* _Work to complete_
Begin at the first line and end at the line containing "import matplotlib.colors as mcolors". Extract exactly those lines.

* _Source material_

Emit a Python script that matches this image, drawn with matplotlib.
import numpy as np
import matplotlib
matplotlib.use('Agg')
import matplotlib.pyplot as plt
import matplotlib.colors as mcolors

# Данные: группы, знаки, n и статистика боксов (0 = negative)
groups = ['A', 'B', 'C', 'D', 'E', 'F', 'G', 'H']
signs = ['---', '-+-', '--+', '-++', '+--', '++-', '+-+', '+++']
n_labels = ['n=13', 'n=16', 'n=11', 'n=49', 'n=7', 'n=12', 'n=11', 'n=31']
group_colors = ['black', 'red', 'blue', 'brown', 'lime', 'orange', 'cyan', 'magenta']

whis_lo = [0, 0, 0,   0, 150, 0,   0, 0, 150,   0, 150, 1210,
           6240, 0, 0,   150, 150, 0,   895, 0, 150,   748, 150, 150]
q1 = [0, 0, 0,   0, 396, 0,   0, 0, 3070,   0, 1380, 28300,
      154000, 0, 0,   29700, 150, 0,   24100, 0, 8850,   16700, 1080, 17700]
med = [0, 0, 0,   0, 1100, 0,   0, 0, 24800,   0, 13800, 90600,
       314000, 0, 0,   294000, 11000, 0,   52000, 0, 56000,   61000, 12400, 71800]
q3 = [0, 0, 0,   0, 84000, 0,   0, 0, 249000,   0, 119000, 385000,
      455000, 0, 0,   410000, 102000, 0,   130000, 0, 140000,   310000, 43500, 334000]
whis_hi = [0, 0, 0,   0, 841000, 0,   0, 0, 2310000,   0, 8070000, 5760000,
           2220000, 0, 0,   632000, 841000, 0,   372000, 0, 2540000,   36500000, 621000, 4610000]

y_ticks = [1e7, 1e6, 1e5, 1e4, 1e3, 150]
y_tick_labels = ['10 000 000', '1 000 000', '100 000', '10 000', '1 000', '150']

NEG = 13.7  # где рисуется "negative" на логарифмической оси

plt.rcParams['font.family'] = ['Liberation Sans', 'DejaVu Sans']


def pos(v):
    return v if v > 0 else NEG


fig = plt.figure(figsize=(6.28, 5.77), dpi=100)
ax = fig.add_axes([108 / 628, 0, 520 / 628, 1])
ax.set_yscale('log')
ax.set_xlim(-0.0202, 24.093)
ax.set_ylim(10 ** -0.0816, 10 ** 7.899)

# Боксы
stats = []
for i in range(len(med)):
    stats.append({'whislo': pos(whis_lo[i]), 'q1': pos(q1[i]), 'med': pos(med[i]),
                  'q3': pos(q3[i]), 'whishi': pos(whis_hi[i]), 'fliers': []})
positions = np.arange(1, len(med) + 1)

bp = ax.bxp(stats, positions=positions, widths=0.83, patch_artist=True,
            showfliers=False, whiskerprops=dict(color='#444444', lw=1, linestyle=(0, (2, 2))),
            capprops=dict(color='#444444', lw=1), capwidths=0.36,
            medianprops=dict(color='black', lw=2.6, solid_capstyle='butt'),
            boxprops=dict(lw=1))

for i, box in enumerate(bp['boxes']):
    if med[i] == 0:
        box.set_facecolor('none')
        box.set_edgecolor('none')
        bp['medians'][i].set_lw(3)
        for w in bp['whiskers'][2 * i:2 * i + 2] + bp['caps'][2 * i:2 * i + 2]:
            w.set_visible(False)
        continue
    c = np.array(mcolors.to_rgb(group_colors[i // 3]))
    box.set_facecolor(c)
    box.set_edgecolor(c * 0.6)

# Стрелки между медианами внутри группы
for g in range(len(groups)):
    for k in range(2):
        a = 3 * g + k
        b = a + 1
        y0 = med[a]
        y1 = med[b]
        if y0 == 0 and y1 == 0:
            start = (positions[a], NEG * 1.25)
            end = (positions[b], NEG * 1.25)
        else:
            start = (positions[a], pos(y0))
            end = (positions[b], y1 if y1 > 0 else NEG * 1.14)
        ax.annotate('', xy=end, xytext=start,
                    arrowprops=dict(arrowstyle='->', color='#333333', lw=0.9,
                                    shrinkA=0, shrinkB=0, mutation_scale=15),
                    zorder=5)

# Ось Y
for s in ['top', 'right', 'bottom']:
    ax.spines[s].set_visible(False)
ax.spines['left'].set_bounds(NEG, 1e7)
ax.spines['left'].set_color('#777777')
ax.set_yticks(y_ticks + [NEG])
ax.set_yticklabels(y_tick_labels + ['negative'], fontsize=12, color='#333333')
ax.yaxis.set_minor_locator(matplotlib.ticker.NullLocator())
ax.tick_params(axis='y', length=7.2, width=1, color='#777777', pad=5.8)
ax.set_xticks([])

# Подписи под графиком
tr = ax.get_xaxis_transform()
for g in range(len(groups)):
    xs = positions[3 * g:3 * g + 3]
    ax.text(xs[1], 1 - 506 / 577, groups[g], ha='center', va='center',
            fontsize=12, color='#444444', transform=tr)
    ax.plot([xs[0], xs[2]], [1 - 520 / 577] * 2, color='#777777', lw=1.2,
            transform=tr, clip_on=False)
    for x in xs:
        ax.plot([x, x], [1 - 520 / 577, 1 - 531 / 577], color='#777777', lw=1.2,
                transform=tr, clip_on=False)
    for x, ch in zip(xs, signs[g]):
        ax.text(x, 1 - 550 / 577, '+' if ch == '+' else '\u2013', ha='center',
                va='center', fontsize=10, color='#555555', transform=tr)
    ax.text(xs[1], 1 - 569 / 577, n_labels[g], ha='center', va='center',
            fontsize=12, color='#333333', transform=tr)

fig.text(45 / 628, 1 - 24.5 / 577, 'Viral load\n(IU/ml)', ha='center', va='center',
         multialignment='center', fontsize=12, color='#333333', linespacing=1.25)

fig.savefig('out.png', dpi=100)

* _Problem solution_
Emit a Python script that matches this image, drawn with matplotlib.
import numpy as np
import matplotlib
matplotlib.use('Agg')
import matplotlib.pyplot as plt
import matplotlib.colors as mcolors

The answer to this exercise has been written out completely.